- Court: United States Court of Appeals for the Ninth Circuit
- Full case name: Maurice M. Wills and Gertrude E. Wills v. Commissioner of Internal Revenue
- Decided: May 14, 1969
- Citation: 411 F.2d 537 (9th Cir. 1969)

Court membership
- Judges sitting: Stanley Barnes, Benjamin Duniway, James Marshall Carter

Case opinions
- Majority: Barnes, joined by Duniway, Carter

Laws applied
- Internal Revenue Code

= Wills v. Commissioner =

Wills v. Commissioner, 411 F. 2d 537 (9th Cir. 1969) was a United States taxation case decided by the United States Court of Appeals for the Ninth Circuit in 1969.

==Facts and case history==
The taxpayers were a professional baseball player for a California team and his wife, whose family resided in Washington. The taxpayers had received a car and a belt for athletic achievements. The taxpayers were notified of deficiencies in reported income for improper business travel and award deductions. The Commissioner of Internal Revenue determined that deductions for travel, meals, and lodging were not deductible under 26 U.S.C. § 62, and that the taxpayers owed taxes on the fair market value of the car and belt under 26 U.S.C. § 74.
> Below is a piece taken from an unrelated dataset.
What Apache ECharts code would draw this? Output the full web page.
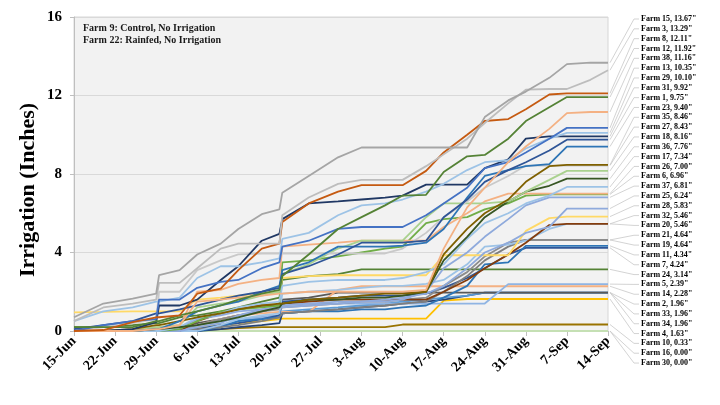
<!DOCTYPE html>
<html><head><meta charset="utf-8">
<script src="https://cdn.jsdelivr.net/npm/echarts@6/dist/echarts.min.js"></script>
<style>html,body{margin:0;padding:0;background:#fff}#c{width:720px;height:405px}</style>
</head><body><div id="c"></div>
<script>
// days after 15-Jun
const days = [0,5,10,14,14.5,18,21,25,28,32,35,35.5,40,45,49,53,56,60,63,67,70,74,77,81,84,88,91];
const tickLabels = ['15-Jun','22-Jun','29-Jun','6-Jul','13-Jul','20-Jul','27-Jul','3-Aug','10-Aug','17-Aug','24-Aug','31-Aug','7-Sep','14-Sep'];
const yTicks = [0,4,8,12,16];

const farmNames = ['Farm 15','Farm 3','Farm 8','Farm 12','Farm 38','Farm 13','Farm 29','Farm 31','Farm 1','Farm 23','Farm 35','Farm 27','Farm 18','Farm 36','Farm 17','Farm 26','Farm 6','Farm 37','Farm 25','Farm 28','Farm 32','Farm 20','Farm 21','Farm 19','Farm 11','Farm 7','Farm 24','Farm 5','Farm 14','Farm 2','Farm 33','Farm 34','Farm 4','Farm 10','Farm 16','Farm 30'];
const totals = [13.67,13.29,12.11,11.92,11.16,10.35,10.10,9.92,9.75,9.40,8.46,8.43,8.16,7.76,7.34,7.00,6.96,6.81,6.24,5.83,5.46,5.46,4.64,4.64,4.34,4.24,3.14,2.39,2.28,1.96,1.96,1.96,1.63,0.33,0.00,0.00];
const notes = ['Farm 9: Control, No Irrigation','Farm 22: Rainfed, No Irrigation'];

const farm15 = [0.7,1.4,1.65,1.9,2.85,3.1,3.9,4.45,5.2,5.95,6.2,7.05,7.9,8.85,9.35,9.35,9.35,9.35,9.35,9.35,10.9,11.75,12.2,12.9,13.6,13.67,13.67];
const farm3  = [0.5,1.2,1.4,1.6,2.45,2.45,3.2,4.2,4.45,4.45,4.45,5.9,6.8,7.5,7.7,7.7,7.7,8.4,9.0,9.8,10.6,11.6,12.3,12.33,12.33,12.8,13.29];
const farm8  = [0,0.05,0.45,0.7,0.7,0.8,1.9,2.16,3.1,4.2,4.45,5.55,6.5,7.1,7.43,7.43,7.43,8.16,9.1,10.0,10.7,10.8,11.3,12.05,12.11,12.11,12.11];
const farm12 = [0.2,0.2,0.2,0.5,0.5,0.8,1.0,1.3,1.6,1.9,2.1,2.8,3.9,5.2,5.8,6.4,6.9,6.94,8.1,8.9,8.97,9.8,10.7,11.4,11.92,11.92,11.92];
const farm38 = [0,0,0,0.1,0.1,0.3,1.5,1.6,1.7,1.8,1.9,1.9,2.0,2.0,2.0,2.0,2.0,2.1,4.2,6.3,7.3,8.6,9.4,10.3,11.1,11.16,11.16];
const farm13 = [0,0.3,0.5,0.6,1.6,1.6,2.2,2.5,2.6,3.2,3.5,4.3,4.6,5.2,5.3,5.3,5.3,5.9,6.5,7.3,8.3,8.6,9.1,9.8,10.35,10.35,10.35];
const farm29 = [0.5,1.0,1.2,1.5,1.5,1.7,2.7,3.3,3.3,3.5,3.7,4.7,5.0,5.9,6.4,6.5,6.7,7.1,7.5,8.2,8.6,8.7,9.3,9.8,10.1,10.1,10.1];
const farm31 = [0,0,0.1,0.45,1.3,1.3,1.6,2.6,3.3,4.6,4.95,5.7,6.5,6.6,6.7,6.8,6.9,7.46,7.46,7.46,8.3,8.75,9.8,9.92,9.92,9.92,9.92];
const farm1  = [0.1,0.3,0.5,0.9,0.9,1.1,1.3,1.6,1.8,2.0,2.2,2.9,3.3,3.9,4.5,4.5,4.5,4.6,5.8,6.7,7.6,8.2,8.6,9.2,9.75,9.75,9.75];
const farm23 = [0,0,0,0.1,0.1,0.5,1.0,1.3,1.5,2.0,2.3,3.1,3.5,4.3,4.3,4.3,4.35,4.5,5.2,6.8,7.9,8.2,8.4,8.5,9.4,9.4,9.4];
const farm35 = [0,0,0.1,0.3,0.3,0.5,0.7,0.9,1.1,1.3,1.4,1.4,1.6,1.7,1.8,1.9,1.9,2.0,3.9,5.2,6.0,6.7,7.6,8.4,8.46,8.46,8.46];
const farm27 = [0,0.2,0.4,0.6,2.0,2.0,3.1,3.6,3.9,3.95,3.95,3.95,3.95,3.95,3.95,3.95,4.2,5.0,5.8,6.6,7.3,7.9,8.43,8.43,8.43,8.43,8.43];
const farm18 = [0,0,0,0.2,0.2,0.3,1.2,1.4,1.5,1.8,2.0,2.9,3.4,4.2,4.6,4.6,4.6,5.8,6.5,6.5,6.5,6.6,7.1,7.7,8.16,8.16,8.16];
const farm36 = [0,0,0,0.1,0.1,0.2,0.3,0.5,0.7,1.0,1.2,1.4,1.6,1.6,1.7,1.7,1.8,2.0,3.6,4.8,5.8,6.6,7.1,7.4,7.76,7.76,7.76];
const farm17 = [0,0,0,0,0,0.2,0.7,0.9,1.2,1.4,1.5,2.3,2.5,2.6,2.6,2.6,2.7,3.0,3.4,4.7,5.5,6.0,6.5,6.9,7.34,7.34,7.34];
const farm26 = [0,0,0,0.2,0.2,0.3,2.0,2.1,2.4,2.6,2.7,4.3,4.4,4.5,4.6,4.6,4.6,4.6,5.3,6.0,6.6,7.0,7.0,7.0,7.0,7.0,7.0];
const farm6  = [0,0,0,0,0,0.1,0.5,1.0,1.1,1.2,1.3,3.5,3.6,3.8,4.0,4.2,4.3,5.5,5.7,5.8,6.2,6.5,6.9,6.96,6.96,6.96,6.96];
const farm37 = [0,0,0,0,0,0,0.2,0.4,0.8,1.1,1.2,1.3,1.4,1.5,1.5,1.5,1.6,2.0,3.2,4.0,4.8,5.7,6.4,6.81,6.81,6.81,6.81];
const farm25 = [0,0,0,0,0,0.2,0.6,0.8,1.0,1.1,1.2,1.2,1.3,1.4,1.5,1.6,1.7,1.9,2.3,3.2,4.0,4.5,5.0,5.3,6.24,6.24,6.24];
const farm28 = [0.95,0.97,1.0,1.0,1.0,1.0,1.6,1.7,1.8,1.9,2.0,2.7,2.8,2.84,2.84,2.84,2.84,2.84,3.86,3.86,3.86,3.86,5.1,5.75,5.83,5.83,5.83];
const farm32 = [0,0,0,0,0,0,0.5,0.9,1.1,1.3,1.3,1.4,1.5,1.6,1.6,1.6,1.6,1.6,2.0,2.6,3.2,3.9,4.5,5.4,5.46,5.46,5.46];
const farm20 = [0,0,0,0,0,0,0,0.3,0.6,0.8,0.9,1.9,2.0,2.1,2.2,2.3,2.3,2.4,2.6,3.4,4.3,4.4,4.6,5.2,5.46,5.46,5.46];
const farm21 = [0,0,0,0,0,0.1,0.3,0.6,0.8,1.0,1.1,1.2,1.3,1.4,1.5,1.5,1.6,1.7,2.3,3.0,3.8,4.5,4.64,4.64,4.64,4.64,4.64];
const farm19 = [0,0,0,0,0,0,0.1,0.2,0.3,0.5,0.7,0.9,1.0,1.1,1.2,1.3,1.4,1.5,2.0,2.8,3.6,4.3,4.64,4.64,4.64,4.64,4.64];
const farm11 = [0,0,0,0,0,0,0,0.2,0.5,0.6,0.7,0.9,1.0,1.0,1.1,1.1,1.2,1.3,1.7,2.3,3.4,3.5,4.34,4.34,4.34,4.34,4.34];
const farm7  = [0,0,0,0,0,0,0.1,0.3,0.4,0.6,0.8,1.5,1.6,1.7,1.8,1.8,1.8,1.9,2.2,2.7,3.2,3.9,4.24,4.24,4.24,4.24,4.24];
const farm24 = [0.2,0.2,0.3,0.4,0.4,0.7,0.8,1.0,1.2,1.5,1.7,2.6,2.8,2.9,3.14,3.14,3.14,3.14,3.14,3.14,3.14,3.14,3.14,3.14,3.14,3.14,3.14];
const farm5  = [0,0,0,0,0,0,0.3,0.5,0.6,0.7,0.8,1.4,1.4,1.4,1.4,1.4,1.4,1.4,1.4,1.4,1.4,2.39,2.39,2.39,2.39,2.39,2.39];
const farm14 = [0,0,0,0.1,0.1,0.1,0.3,0.6,0.8,0.9,0.97,0.97,0.97,2.1,2.28,2.28,2.28,2.28,2.28,2.28,2.28,2.28,2.28,2.28,2.28,2.28,2.28];
const farm2  = [0,0,0,0,0,0.2,0.4,0.6,0.8,1.0,1.2,1.6,1.7,1.96,1.96,1.96,1.96,1.96,1.96,1.96,1.96,1.96,1.96,1.96,1.96,1.96,1.96];
const farm33 = [0,0,0,0,0,0,0.1,0.3,0.5,0.7,0.8,1.0,1.1,1.2,1.3,1.4,1.5,1.6,1.7,1.8,1.96,1.96,1.96,1.96,1.96,1.96,1.96];
const farm34 = [0,0,0,0,0,0,0,0.1,0.2,0.3,0.4,0.9,1.0,1.1,1.2,1.3,1.4,1.5,1.6,1.8,1.96,1.96,1.96,1.96,1.96,1.96,1.96];
const farm4  = [0,0,0,0,0,0.1,0.2,0.3,0.4,0.5,0.6,0.63,0.63,0.63,0.63,0.63,0.63,0.63,1.55,1.63,1.63,1.63,1.63,1.63,1.63,1.63,1.63];
const farm10 = [0,0,0,0,0,0,0.05,0.1,0.15,0.2,0.2,0.2,0.2,0.2,0.2,0.2,0.33,0.33,0.33,0.33,0.33,0.33,0.33,0.33,0.33,0.33,0.33];
const farm16 = [0,0,0,0,0,0,0,0,0,0,0,0,0,0,0,0,0,0,0,0,0,0,0,0,0,0,0];
const farm30 = [0,0,0,0,0,0,0,0,0,0,0,0,0,0,0,0,0,0,0,0,0,0,0,0,0,0,0];

const farmValues = [farm15,farm3,farm8,farm12,farm38,farm13,farm29,farm31,farm1,farm23,farm35,farm27,farm18,farm36,farm17,farm26,farm6,farm37,farm25,farm28,farm32,farm20,farm21,farm19,farm11,farm7,farm24,farm5,farm14,farm2,farm33,farm34,farm4,farm10,farm16,farm30];

// styling (not data)
const farmColors = ['#A5A5A5','#BDBDBD','#C55A11','#548235','#F4B183','#4472C4','#9DC3E6','#203864','#2F5597','#2E75B6','#7F6000','#C9C9C9','#A9D18E','#375623','#9DC3E6','#F4B183','#70AD47','#8FAADC','#8FAADC','#FFD966','#843C0C','#9DC3E6','#8C8C8C','#7F7F7F','#2E75B6','#2F5597','#548235','#8FB4E3','#F4B183','#595959','#5B9BD5','#264478','#FFC000','#997300','#C5E0B4','#A9D18E'];

const FONT = '"Liberation Serif","Times New Roman",serif';
const chart = echarts.init(document.getElementById('c'), null, {renderer:'canvas'});

const series = [];
for (let k = farmNames.length - 1; k >= 0; k--) {
  series.push({
    name: farmNames[k], type: 'line', showSymbol: false, symbol: 'none',
    lineStyle: {width: 1.8, color: farmColors[k]}, itemStyle: {color: farmColors[k]},
    data: days.map((d, i) => [d, farmValues[k][i]]),
    animation: false, silent: true
  });
}

chart.setOption({
  animation: false,
  backgroundColor: '#ffffff',
  grid: {left: 74, right: 112, top: 17, bottom: 74, show: true, backgroundColor: '#F2F2F2', borderColor: '#D6D6D6', borderWidth: 1},
  xAxis: {
    type: 'value', min: 0, max: 91, interval: 7,
    axisLine: {show: true, lineStyle: {color: '#BFBFBF', width: 1}},
    axisTick: {show: true, length: 5, lineStyle: {color: '#BFBFBF'}},
    splitLine: {show: false},
    axisLabel: {rotate: 45, margin: 8, color: '#000', fontFamily: FONT, fontWeight: 'bold', fontSize: 14,
      formatter: v => { const i = Math.round(v / 7); return (Math.abs(v - i*7) < 1e-6 && tickLabels[i]) ? tickLabels[i] : ''; }}
  },
  yAxis: {
    type: 'value', min: yTicks[0], max: yTicks[yTicks.length-1], interval: 4,
    axisLine: {show: true, lineStyle: {color: '#BFBFBF', width: 1}},
    axisTick: {show: true, length: 4, lineStyle: {color: '#BFBFBF'}},
    splitLine: {show: true, lineStyle: {color: '#D9D9D9', width: 1}},
    axisLabel: {margin: 12, color: '#000', fontFamily: FONT, fontWeight: 'bold', fontSize: 15}
  },
  series: series
});

// right-side labels with leader lines
const graphics = [];
const labelTop = 19, labelStep = 9.83;
farmNames.forEach((n, i) => {
  const yl = labelTop + i * labelStep;
  const p = chart.convertToPixel({gridIndex: 0}, [91, totals[i]]);
  graphics.push({type: 'polyline', silent: true, z: 1,
    shape: {points: [[p[0] + 2, p[1]], [634, yl], [639, yl]]},
    style: {stroke: '#C8C8C8', lineWidth: 0.8, fill: null}});
  graphics.push({type: 'text', silent: true, z: 2, x: 641, y: yl,
    style: {text: n + ', ' + totals[i].toFixed(2) + '"', fill: '#000', font: 'bold 8px ' + FONT, verticalAlign: 'middle', align: 'left'}});
});
notes.forEach((t, i) => {
  graphics.push({type: 'text', silent: true, z: 5, x: 83, y: 28 + i * 12,
    style: {text: t, fill: '#1a1a1a', font: 'bold 10px ' + FONT, verticalAlign: 'middle', align: 'left'}});
});
graphics.push({type: 'text', silent: true, x: 28, y: 190, rotation: Math.PI / 2,
  style: {text: 'Irrigation (Inches)', fill: '#000', font: 'bold 22px ' + FONT, align: 'center', verticalAlign: 'middle'}});
chart.setOption({graphic: graphics});
</script></body></html>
The United States Tax Court sustained respondent Commissioner's determination of deficiencies in the taxpayers' income taxes paid due to improper deductions under 26 U.S.C.S. §§ 62(2)(B), 74. -- contending that California was not their home and that the car and belt were non-taxable civic achievement awards.

==Opinion of the court==
The Ninth Circuit affirmed the Commissioner's decision, concluding that the taxpayers' tax home was Los Angeles because that city was the permanent post of duty. Thus, expenses incurred in that area were not deductible business expenses. Moreover, the taxpayer's car and belt were taxable as ordinary income because receipt of awards or prizes for athletic achievement were not excepted under § 74. The awards were taxable as ordinary income based on their fair market value when they were received.

The court affirmed the Commissioner's decision that the taxpayers reported deficient income because travel, meals, and lodging expenses incurred in the city that was one taxpayer's primary post of duty were not deductible business expenses. Furthermore, the taxpayers owed taxes on the fair market value of awards received in connection with athletic achievements, which were not excepted from ordinary income.